ARTISTIC LANDSCAPING INC v. BOARD OF ASSESSORS

Reset A A Font size: Print

Supreme Court, Appellate Division, Second Department, New York.

ARTISTIC LANDSCAPING, INC., Respondent, v. BOARD OF ASSESSORS, etc., et al., Appellants.

Decided: March 31, 2003

ANITA R. FLORIO, J.P., SONDRA MILLER, STEPHEN G. CRANE and REINALDO E. RIVERA, JJ. Lorna B. Goodman, County Attorney, Mineola, NY, (Gerald R. Podlesak and David Goldin of counsel), for appellants. Siegel Fenchel & Peddy, P.C., Garden City, NY, (Myrna A. Cadel of counsel), for respondent.

In an action, inter alia, for a judgment declaring the penalty payments imposed against the subject property pursuant to Agriculture and Markets Law § 306(2)(a)(i) are null and void, the defendants appeal, as limited by their brief, from so much of an order of the Supreme Court, Nassau County (McCabe, J.), entered February 14, 2002, as granted the plaintiff's motion for summary judgment.

ORDERED that the order is affirmed insofar as appealed from, with costs, and the matter is remitted to the Supreme Court, Nassau County, for the entry of a judgment declaring that the penalty payments imposed against the subject property pursuant to Agriculture and Markets Law § 306(2)(a)(i) are null and void.

Agriculture and Markets Law § 306(2)(a)(i) states in pertinent part that “[I]f land which received an agricultural assessment pursuant to this section is converted at any time within eight years from the time an agricultural assessment was last received, such conversion shall subject the land so converted to payments in compensation for the prior benefits of agricultural assessments.”  Agriculture and Markets Law § 301(8) defines conversion as “an outward or affirmative act changing the use of agricultural land and shall not mean the nonuse or idling of such land.”

The Supreme Court properly granted the plaintiff's motion for summary judgment.   Although the subject property is currently being used exclusively for religious purposes, the plaintiff presented sufficient evidence which established prima facie that there was no outward or affirmative act changing the use of the agricultural land (see CPLR 3212[b];  Alvarez v.
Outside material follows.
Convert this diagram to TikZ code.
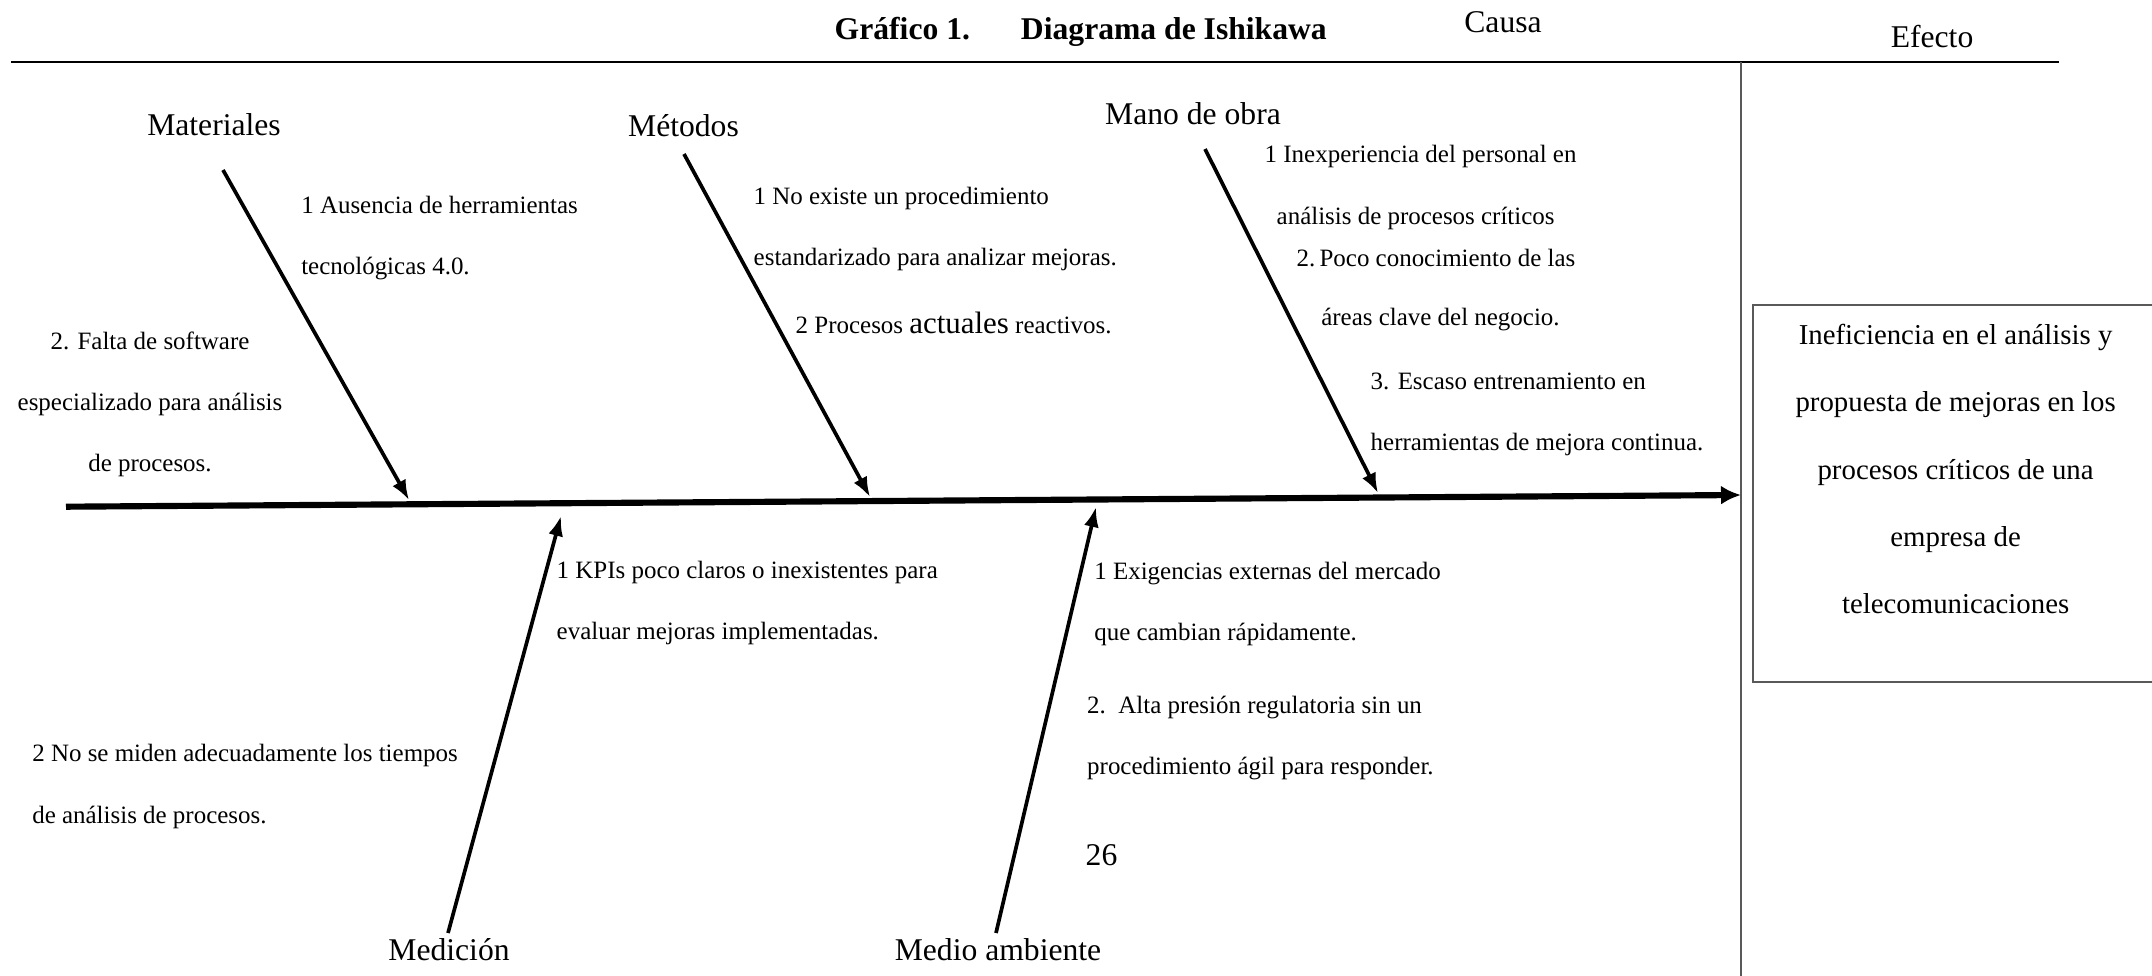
\documentclass[tikz,border=0pt]{standalone}
\usepackage{fontspec}
\setmainfont{Liberation Serif}
\usetikzlibrary{arrows.meta}

\begin{document}
\begin{tikzpicture}[x=0.1mm,y=0.1mm]
  \tikzstyle{cat}=[inner sep=0,font=\fontsize{9}{11}\selectfont]
  \tikzstyle{lbl}=[inner sep=0,anchor=west,align=left,font=\fontsize{7.1}{17.4}\selectfont]
  \tikzstyle{eftxt}=[inner sep=0,align=center,font=\fontsize{8.2}{19.2}\selectfont]
  \tikzstyle{bone}=[-{Latex[length=2mm,width=1.5mm]},line width=1.05pt]
  \tikzstyle{spine}=[-{Latex[length=2mm,width=1.9mm]},line width=1.75pt]
  \tikzstyle{grayline}=[draw=black!65,line width=0.5pt]

  \useasboundingbox (0,0) rectangle (2152,-975);

  % cabecera
  \draw[line width=0.7pt] (11,-62) -- (2059,-62);
  \draw[grayline] (1741,-62) -- (1741,-980);
  \node[inner sep=0,anchor=west,font=\fontsize{9}{11}\selectfont\bfseries] (titulo) at (834,-31.6)
    {Gráfico 1.\hspace{5.1mm}Diagrama de Ishikawa};
  \node[cat] (causa) at (1503,-22) {Causa};
  \node[cat] (efecto) at (1932,-37) {Efecto};

  % espina
  \coordinate (cola) at (66,-506.7);
  \coordinate (cabeza) at (1741,-495);
  \draw[spine] (cola) -- (cabeza);

  % categorias
  \node[cat] (materiales) at (214,-125) {Materiales};
  \node[cat] (metodos) at (683.5,-126) {Métodos};
  \node[cat] (manoobra) at (1193,-114) {Mano de obra};
  \node[cat] (medicion) at (449,-950) {Medición};
  \node[cat] (medio) at (998,-950) {Medio ambiente};

  \coordinate (mat0) at (223,-170);  \coordinate (mat1) at (409,-500);
  \coordinate (met0) at (684,-154);  \coordinate (met1) at (870,-497);
  \coordinate (mo0) at (1205,-149);  \coordinate (mo1) at (1378,-493);
  \coordinate (med0) at (448,-933);  \coordinate (med1) at (561,-516);
  \coordinate (amb0) at (996,-933);  \coordinate (amb1) at (1096,-507);
  \draw[bone] (mat0) -- (mat1);
  \draw[bone] (met0) -- (met1);
  \draw[bone] (mo0) -- (mo1);
  \draw[bone] (med0) -- (med1);
  \draw[bone] (amb0) -- (amb1);

  % causas
  \node[lbl] (matc1) at (300.6,-238) {1 Ausencia de herramientas\\tecnológicas 4.0.};
  \node[lbl,anchor=center,align=center] (matc2) at (150,-404.5)
    {2. Falta de software\\especializado para análisis\\de procesos.};
  \node[lbl] (metc1) at (753,-229) {1 No existe un procedimiento\\estandarizado para analizar mejoras.};
  \node[lbl] (metc2) at (795,-323) {2 Procesos {\fontsize{8.8}{11}\selectfont actuales} reactivos.};
  \node[lbl] (moc1) at (1264,-157) {1 Inexperiencia del personal en};
  \node[lbl] (moc1b) at (1276,-218) {análisis de procesos críticos};
  \node[lbl] (moc2) at (1296,-258) {2.\,Poco conocimiento de las};
  \node[lbl] (moc2b) at (1320.6,-320) {áreas clave del negocio.};
  \node[lbl] (moc3) at (1370,-414) {3. Escaso entrenamiento en\\herramientas de mejora continua.};
  \node[lbl] (medc1) at (556,-603) {1 KPIs poco claros o inexistentes para\\evaluar mejoras implementadas.};
  \node[lbl] (medc2) at (31.6,-786.5) {2 No se miden adecuadamente los tiempos\\de análisis de procesos.};
  \node[lbl] (ambc1) at (1093.6,-604) {1 Exigencias externas del mercado\\que cambian rápidamente.};
  \node[lbl] (ambc2) at (1086.5,-738) {2.\ \ Alta presión regulatoria sin un\\procedimiento ágil para responder.};
  \node[cat,anchor=west] (pagina) at (1085,-855) {26};

  % efecto
  \node[grayline,draw,inner sep=0,minimum width=40.94mm,minimum height=37.7mm] (efbox) at (1957.3,-493.5) {};
  \node[eftxt] (eftexto) at (1955.6,-469)
    {Ineficiencia en el análisis y\\propuesta de mejoras en los\\procesos críticos de una\\empresa de\\telecomunicaciones};
\end{tikzpicture}
\end{document}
Prospect Hosp., 68 N.Y.2d 320, 324-325, 508 N.Y.S.2d 923, 501 N.E.2d 572;  Zuckerman v. City of New York, 49 N.Y.2d 557, 562, 427 N.Y.S.2d 595, 404 N.E.2d 718).   The defendants failed to raise a triable issue of fact in opposition to the motion (see Zuckerman v. City of New York, supra at 563, 427 N.Y.S.2d 595, 404 N.E.2d 718).   The fact that the subject property was proposed to be used exclusively for religious purposes does not overcome the fact that the land was still being used for agricultural purposes (cf.  People ex rel. Watchtower Bible & Tract Society, Inc. v. Haring, 8 N.Y.2d 350, 207 N.Y.S.2d 673, 170 N.E.2d 677).

The defendants' remaining contentions are without merit.

Since this is a declaratory judgment action, the Supreme Court should have directed the entry of a declaration in favor of the plaintiff (see Lanza v. Wagner, 11 N.Y.2d 317, 334, 229 N.Y.S.2d 380, 183 N.E.2d 670, appeal dismissed 371 U.S. 74, 83 S.Ct. 177, 9 L.Ed.2d 163, cert. denied 371 U.S. 901, 83 S.Ct. 205, 9 L.Ed.2d 164;  Lombardi v. Allcity Ins. Co., 274 A.D.2d 420, 711 N.Y.S.2d 767).